> _Exercise_
Give every line back verbatim, dropping all images.

> _Data extract_
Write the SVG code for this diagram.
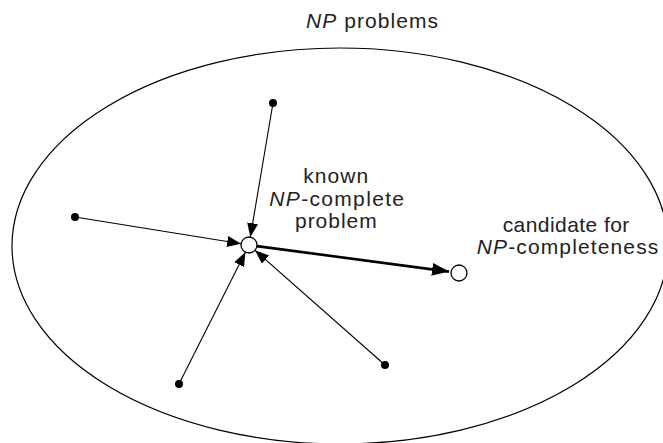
<svg xmlns="http://www.w3.org/2000/svg" width="663" height="443" viewBox="0 0 663 443">
<defs>
<style>
.t{font-family:"Liberation Sans",Arial,sans-serif;font-size:21px;fill:#222;}
.i{font-style:italic;}
.edge{stroke:#000;stroke-width:1.1;fill:none;}
.thick{stroke:#000;stroke-width:2.6;fill:none;}
.dot{fill:#000;}
.open{fill:#fff;stroke:#000;stroke-width:1.3;}
</style>
<marker id="ah" markerUnits="userSpaceOnUse" markerWidth="15" markerHeight="12" refX="14" refY="5.5" orient="auto">
<path d="M0,0 L14,5.5 L0,11 z" fill="#000"/>
</marker>
<marker id="ahb" markerUnits="userSpaceOnUse" markerWidth="18" markerHeight="14" refX="17" refY="6.5" orient="auto">
<path d="M0,0 L17,6.5 L0,13 z" fill="#000"/>
</marker>
</defs>
<rect width="663" height="443" fill="#fff"/>
<g id="np-set">
<ellipse cx="340" cy="246" rx="328" ry="198" fill="none" stroke="#000" stroke-width="1.2"/>
<text class="t" x="306" y="28" textLength="132" lengthAdjust="spacing"><tspan class="i">NP</tspan>  problems</text>
</g>
<g id="connectors">
<line class="edge" x1="273" y1="103" x2="250.3" y2="237.1" marker-end="url(#ah)"/>
<line class="edge" x1="75" y1="217" x2="241.1" y2="243.7" marker-end="url(#ah)"/>
<line class="edge" x1="179" y1="384" x2="245.4" y2="252.1" marker-end="url(#ah)"/>
<line class="edge" x1="385" y1="365" x2="255" y2="250.3" marker-end="url(#ah)"/>
<line class="thick" x1="256.9" y1="246.1" x2="449" y2="271.6" marker-end="url(#ahb)"/>
</g>
<g id="n-top"><circle class="dot" cx="273" cy="103" r="4"/></g>
<g id="n-left"><circle class="dot" cx="75" cy="217" r="4"/></g>
<g id="n-bottom-left"><circle class="dot" cx="179" cy="384" r="4"/></g>
<g id="n-bottom-right"><circle class="dot" cx="385" cy="365" r="4"/></g>
<g id="n-known">
<circle class="open" cx="249" cy="245" r="8"/>
<text class="t" x="303.3" y="183" textLength="65" lengthAdjust="spacing">known</text>
<text class="t" x="269.3" y="206" textLength="134.7" lengthAdjust="spacing"><tspan class="i">NP</tspan>-complete</text>
<text class="t" x="295" y="228" textLength="81.7" lengthAdjust="spacing">problem</text>
</g>
<g id="n-candidate">
<circle class="open" cx="459" cy="273" r="8"/>
<text class="t" x="502.7" y="232" textLength="126.6" lengthAdjust="spacing">candidate for</text>
<text class="t" x="476.7" y="254" textLength="181.6" lengthAdjust="spacing"><tspan class="i">NP</tspan>-completeness</text>
</g>
</svg>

> _Completed task_
Write the SVG code for this diagram.
<svg xmlns="http://www.w3.org/2000/svg" width="663" height="443" viewBox="0 0 663 443">
<defs>
<style>
.t{font-family:"Liberation Sans",Arial,sans-serif;font-size:21px;fill:#222;}
.i{font-style:italic;}
.edge{stroke:#000;stroke-width:1.1;fill:none;}
.thick{stroke:#000;stroke-width:2.6;fill:none;}
.dot{fill:#000;}
.open{fill:#fff;stroke:#000;stroke-width:1.3;}
</style>
<marker id="ah" markerUnits="userSpaceOnUse" markerWidth="15" markerHeight="12" refX="14" refY="5.5" orient="auto">
<path d="M0,0 L14,5.5 L0,11 z" fill="#000"/>
</marker>
<marker id="ahb" markerUnits="userSpaceOnUse" markerWidth="18" markerHeight="14" refX="17" refY="6.5" orient="auto">
<path d="M0,0 L17,6.5 L0,13 z" fill="#000"/>
</marker>
</defs>
<rect width="663" height="443" fill="#fff"/>
<g id="np-set">
<ellipse cx="340" cy="246" rx="328" ry="198" fill="none" stroke="#000" stroke-width="1.2"/>
<text class="t" x="306" y="28" textLength="132" lengthAdjust="spacing"><tspan class="i">NP</tspan>  problems</text>
</g>
<g id="connectors">
<line class="edge" x1="273" y1="103" x2="250.3" y2="237.1" marker-end="url(#ah)"/>
<line class="edge" x1="75" y1="217" x2="241.1" y2="243.7" marker-end="url(#ah)"/>
<line class="edge" x1="179" y1="384" x2="245.4" y2="252.1" marker-end="url(#ah)"/>
<line class="edge" x1="385" y1="365" x2="255" y2="250.3" marker-end="url(#ah)"/>
<line class="thick" x1="256.9" y1="246.1" x2="449" y2="271.6" marker-end="url(#ahb)"/>
</g>
<g id="n-top"><circle class="dot" cx="273" cy="103" r="4"/></g>
<g id="n-left"><circle class="dot" cx="75" cy="217" r="4"/></g>
<g id="n-bottom-left"><circle class="dot" cx="179" cy="384" r="4"/></g>
<g id="n-bottom-right"><circle class="dot" cx="385" cy="365" r="4"/></g>
<g id="n-known">
<circle class="open" cx="249" cy="245" r="8"/>
<text class="t" x="303.3" y="183" textLength="65" lengthAdjust="spacing">known</text>
<text class="t" x="269.3" y="206" textLength="134.7" lengthAdjust="spacing"><tspan class="i">NP</tspan>-complete</text>
<text class="t" x="295" y="228" textLength="81.7" lengthAdjust="spacing">problem</text>
</g>
<g id="n-candidate">
<circle class="open" cx="459" cy="273" r="8"/>
<text class="t" x="502.7" y="232" textLength="126.6" lengthAdjust="spacing">candidate for</text>
<text class="t" x="476.7" y="254" textLength="181.6" lengthAdjust="spacing"><tspan class="i">NP</tspan>-completeness</text>
</g>
</svg>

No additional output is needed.